All went well with THE MARKED WOMAN for some time but one day our Chinese backers called on Mr. Woods and told him that the play must close at once. Mr. Woods, who had a hit on his hands, smiled pleasantly and asked the reason and was told that the most powerful of the Chinese Tongs had threatened to kill our friends if the play was performed after one more week. Mr. Woods expressed great sympathy but said he was sorry but his duty to me, the author, prevented him from doing as they requested. The next day the gentlemen returned to say that the Tong had informed them that they had slightly altered their plan and now proposed if the play continued to kill Mr. Woods. Al said that it was a lousy play anyway and he had never liked it, but a statement from Pittsburgh showing a big profit calmed him sufficiently to enable him to defy the Tongs to do their worst.
The next day letters with death heads began to arrive and as these failed to ruffle his majestic calm a voice, speaking broken English, called him on the telephone and informed him that if the play was performed even once after the following Saturday night his body would be found in the East River the following Monday. As Mr. Woods’ body is still to be found comfortably seated in his office at the Eltinge Theatre, it is not difficult to deduct his reaction to that voice—we closed.

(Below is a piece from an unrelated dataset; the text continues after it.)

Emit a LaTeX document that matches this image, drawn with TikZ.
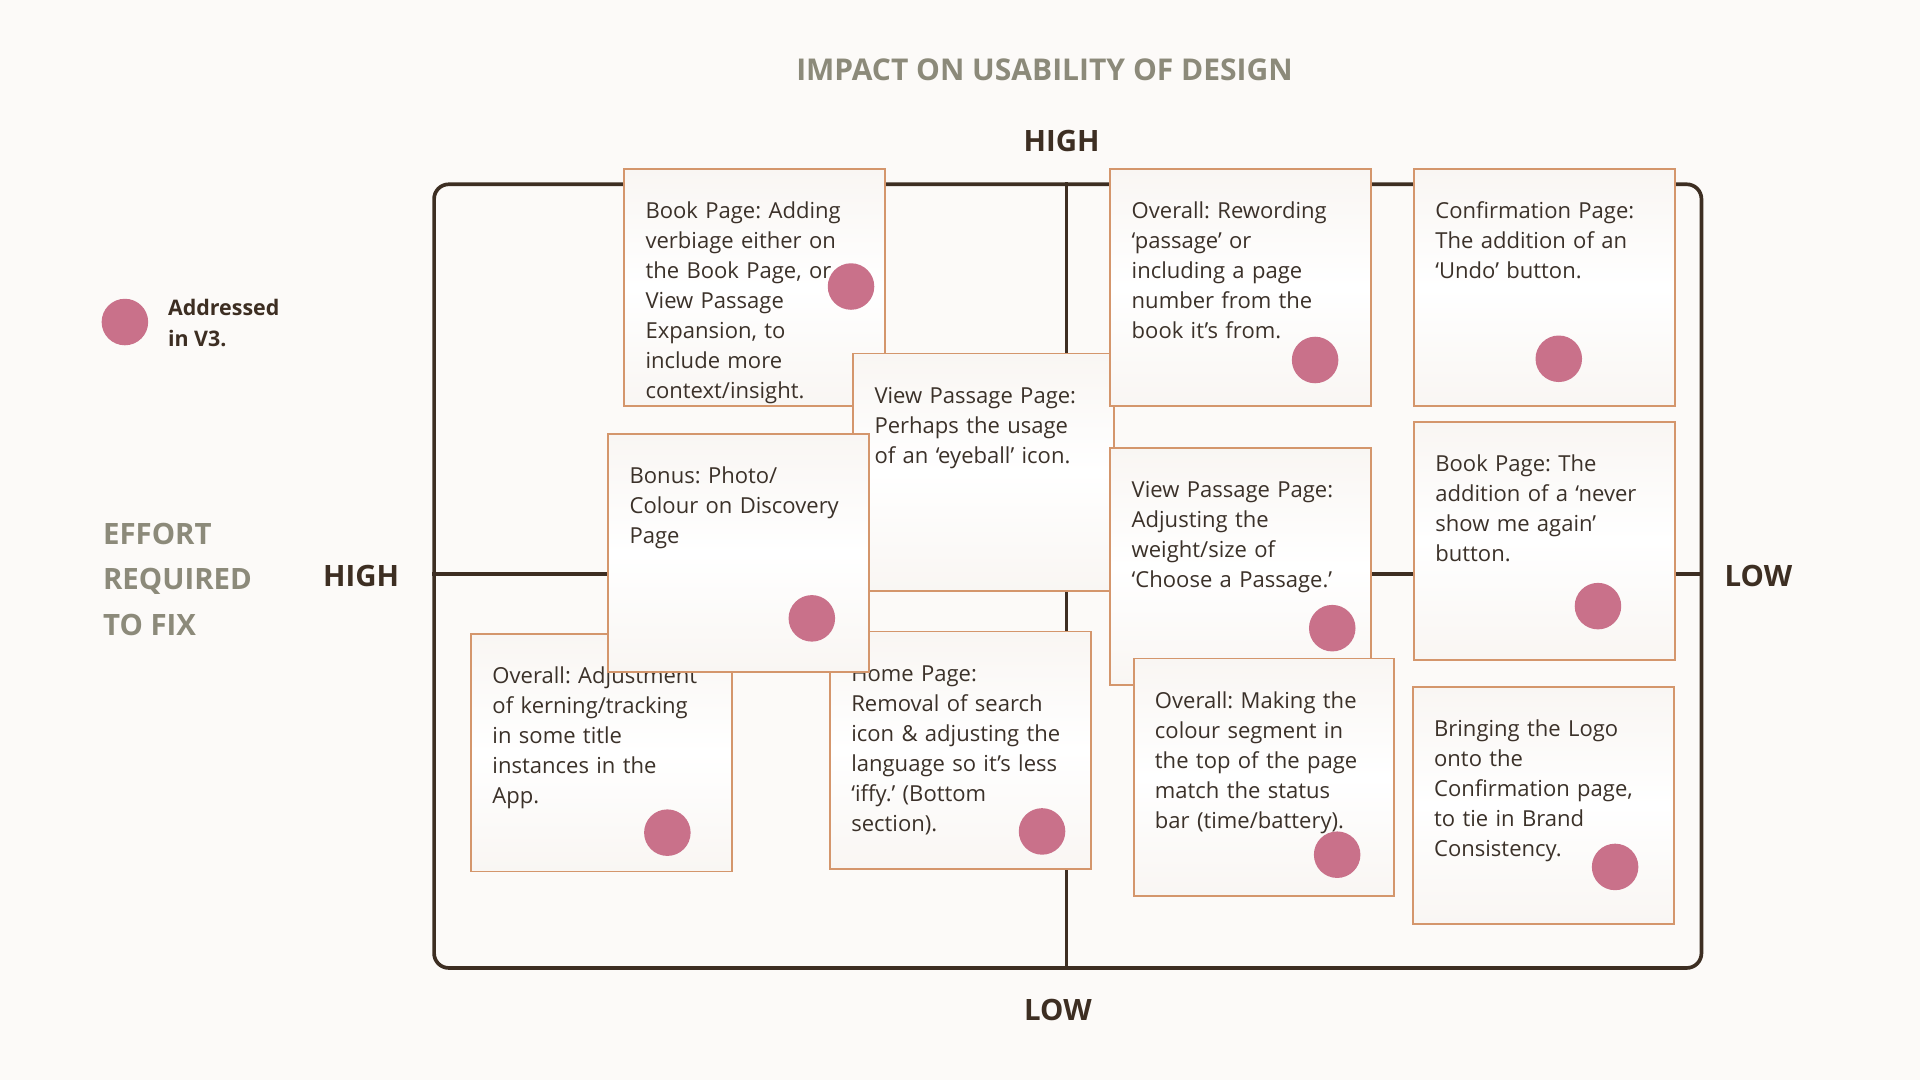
\documentclass[tikz,border=0pt]{standalone}
\usepackage{fontspec}
\setmainfont{Open Sans}
\frenchspacing
\definecolor{bg}{HTML}{FCFAF8}
\definecolor{ttl}{HTML}{8C8A7A}
\definecolor{dk}{HTML}{3D2E22}
\definecolor{cbd}{HTML}{D4966C}
\definecolor{dotc}{HTML}{C9718A}
\definecolor{txt}{HTML}{3B3129}
\definecolor{cshade}{HTML}{F9F6F3}
\tikzset{
  cardbox/.style={draw=cbd, line width=1.5pt, top color=cshade, bottom color=cshade, middle color=white,
    minimum width=213pt, minimum height=194pt, inner sep=0pt, anchor=north west},
  cardtext/.style={anchor=north west, inner sep=0pt, text width=195pt, align=left, text=txt,
    font=\fontsize{18}{24.5}\selectfont},
  adot/.style={circle, fill=dotc, minimum size=38pt, inner sep=0pt},
  axislbl/.style={font=\fontsize{24}{28}\selectfont\bfseries, text=dk, inner sep=0pt},
  frame/.style={draw=dk, line width=3pt},
}
\newcommand\qcard[5]{%
  \node[cardbox] (#1) at (#2,#3) {};
  \node[cardtext] (#1t) at ([xshift=18pt,yshift=-27pt]#1.north west) {\rule{0pt}{14pt}#4};
  \ifx\relax#5\relax\else\node[adot] (#1d) at #5 {};\fi
}
\begin{document}
\begin{tikzpicture}[x=1pt,y=-1pt]
\fill[bg] (0,0) rectangle (1568,882);
\useasboundingbox (0,0) rectangle (1568,882);
% title
\node[font=\fontsize{24.5}{28}\selectfont\bfseries, text=ttl, inner sep=0pt] (title) at (853,57) {IMPACT ON USABILITY OF DESIGN};
% frame
\node[frame, rounded corners=12pt, minimum width=1035pt, minimum height=640pt, anchor=north west, inner sep=0pt, fill=bg] (fr) at (353,149) {};
\coordinate (vt) at (871,149);
\coordinate (vb) at (871,789);
\coordinate (hl) at (353,469);
\coordinate (hr) at (1388,469);
\draw[frame] (vt) -- (vb);
\draw[frame] (hl) -- (hr);
% axis labels
\node[axislbl] (hightop) at (867,115) {HIGH};
\node[axislbl] (highleft) at (295,470) {HIGH};
\node[axislbl] (lowright) at (1436,470) {LOW};
\node[axislbl] (lowbot) at (864,825) {LOW};
\node[font=\fontsize{24}{37}\selectfont\bfseries, text=ttl, inner sep=0pt, align=left, anchor=west] (effort) at (84,473) {EFFORT\\REQUIRED\\TO FIX};
% legend
\node[adot] (legdot) at (102,263) {};
\node[font=\fontsize{17.5}{25}\selectfont\bfseries, text=dk, inner sep=0pt, align=left, anchor=west] (legtxt) at (137,264) {Addressed\\in V3.};
% cards
\qcard{c1}{509}{137}{Book Page: Adding\\verbiage either on\\the Book Page, or\\View Passage\\Expansion, to\\include more\\context/insight.}{(695,234)}
\qcard{c2}{696}{288}{View Passage Page:\\Perhaps the usage\\of an ‘eyeball’ icon.}{}
\qcard{c3}{906}{137}{Overall: Rewording\\‘passage’ or\\including a page\\number from the\\book it’s from.}{(1074,294)}
\qcard{c4}{1154}{137}{Confirmation Page:\\The addition of an\\‘Undo’ button.}{(1273,293)}
\qcard{c6}{906}{365}{View Passage Page:\\Adjusting the\\weight/size of\\‘Choose a Passage.’}{(1088,513)}
\qcard{c7}{1154}{344}{Book Page: The\\addition of a ‘never\\show me again’\\button.}{(1305,495)}
\qcard{c8}{384}{517}{Overall: Adjustment\\of kerning/tracking\\in some title\\instances in the\\App.}{(545,680)}
\qcard{c9}{677}{515}{Home Page:\\Removal of search\\icon \& adjusting the\\language so it’s less\\‘iffy.’ (Bottom\\section).}{(851,679)}
\qcard{c5}{496}{354}{Bonus: Photo/\\Colour on Discovery\\Page}{(663,505)}
\qcard{c10}{925}{537}{Overall: Making the\\colour segment in\\the top of the page\\match the status\\bar (time/battery).}{(1092,698)}
\qcard{c11}{1153}{560}{Bringing the Logo\\onto the\\Confirmation page,\\to tie in Brand\\Consistency.}{(1319,708)}
\end{tikzpicture}
\end{document}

For eight years the Stair and Havlin Circuit, as the string of popular-priced theaters that extended across the United States was called, were amazingly prosperous and in their rise, their prosperity and their decline, I should like to trace an analogy between them and the motion picture industry of the present day—in the nature of a warning and a prophecy.
During the eight years of which I am writing the average business of these theaters was definitely fixed at about three thousand five hundred dollars a week. The fluctuations of business were nominal, the people wanted our shows, just as to-day there is a fixed demand for talking pictures, not for a good picture, although already one may see evidences of discrimination on the part of the public which, I fear, the picture companies are no more prepared to gratify than we of the old popular-priced theater were in our day. All we had to do was to see that our weekly running expense came to five hundred dollars less than our share of the take—then multiply this by forty, as the houses were open forty weeks a year, and we had a profit of twenty thousand a year from each show.
During each of these years we had from seven to thirteen plays of my writing on this circuit.